The International Thermonuclear Experimental Reactor (ITER), an international collaboration on a fusion test reactor, has delayed its first operations to 2034…nearly half a century after the project was first envisioned in 1986 and nine years after the most recent target start date.
The delay also adds €5B ($5.4B) to an already swollen price tag, bringing the total projected cost to ~€25B ($27.1B).
The project’s leadership says the delay will allow for more systems in place by the time testing begins, enabling more complex operations.
“In the new plan we will start by performing real research with plasma, leading to the demonstration of integrated commissioning at full magnetic energy and current,” ITER Director-General Pietro Barabaschi said in a press conference last week.
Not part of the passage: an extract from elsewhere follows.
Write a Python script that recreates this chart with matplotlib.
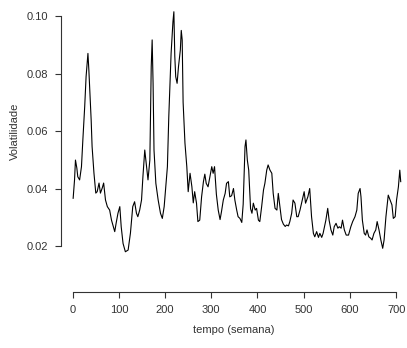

A long time coming: This is not the first time ITER has been delayed by a long shot, but it is the biggest single setback. Since its conception, the project has had its fair share of trials and tribulations:
- The first version, whose design was approved in 1997, was a €10B project planned to achieve fusion ignition.
- It was then redesigned as a €5B machine that wouldn’t reach ignition, and construction began in 2007 with a 2016 target start date.
- By 2016, there was no reactor in sight. The consortium set a new goal of first plasma by 2025—which would mean full plasma in 2033 and first deuterium-tritium reaction in 2035—and the cost had increased to an estimated €20B.
The new plan: The ultimate test goals for the reactor are staying the same. ITER is expected to demonstrate industrial-level systems integration, achieve Q≥10, and reach 400-second pulses. In the new plan, though, the first operations will start with a more complete machine, meaning less downtime for construction between first plasma and the first D-T reaction.
- ITER now plans to start ops in 2034, reach full plasma in 2036, and start D-T operation in 2039.
The commercial race: While ITER is taking its time, other players are racing toward working commercial fusion at a much faster rate. Commonwealth Fusion Systems, for one, plans to achieve first plasma in its SPARC tokamak by the end of 2026.